The final thing is how well we are able to build the things we need. Steel in the ground. One of the things we’re trying to develop as a discipline is the professionalization of developing social acceptability around these new technologies so that they can scale. Can we build at the speed we need by ensuring that when a tower is built, the community feels like they built the barn together, not like they were shortchanged?
We talked about economic and industrial leadership, but political leadership also matters. Trump announced that he would withdraw the United States from the Paris Agreement, for the second time in five years. Won’t that make it much more difficult to achieve the trajectory you just described?
Does this single action mean the end of American climate leadership or does it sideline us from the progress we need to make? No, but it carries symbolism and probably many second-order implications.
Since the beginning of this administration, we have had a climate headquarters in the West Wing. A new team. Gina McCarthy directed it, now I do. My team has senior directors who focus on all sectors of the economy, with backgrounds in science, business, engineering and policy.
What happens when you don’t have that level of focus at the highest level with the substantial commitment of very talented people driving it? What happens when the United States shows up at multilateral forums or bilateral conversations and doesn’t prioritize setting the rules of the road for the clean energy economy?

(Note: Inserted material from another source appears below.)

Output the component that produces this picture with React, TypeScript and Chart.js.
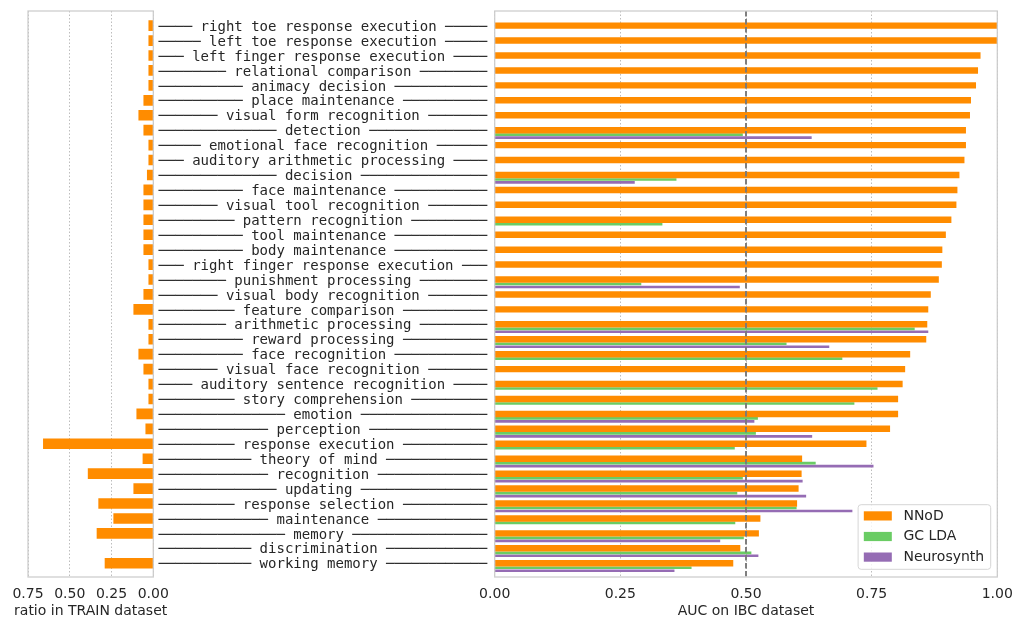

I think what’s happening is that the United States is sidelining American workers in the race for clean energy jobs, and we’re diminishing our influence globally. Not only is the climate not going to stand still in the next four years, but our competitors aren’t slowing down either – to gain an edge on clean energy technologies, but also to exert global influence.
Four years isn’t a lot of time. You must have thought about a second term. Do you think about the things you wanted to do but can’t do?
The most important are, firstly, the sectors in which we have not reached escape velocity. We must continue to push for the good of our economy. This is unfinished business that must be continued by state and local governments, by the private sector, and hopefully by the federal government.
The second thing is making sure you invest enough in talent and workforce. We have a bad habit in this country of trapping talent and not investing in institutions that attract more people into the job market. Unions are on the front line; Biden has spent a lot of time on growing apprenticeships.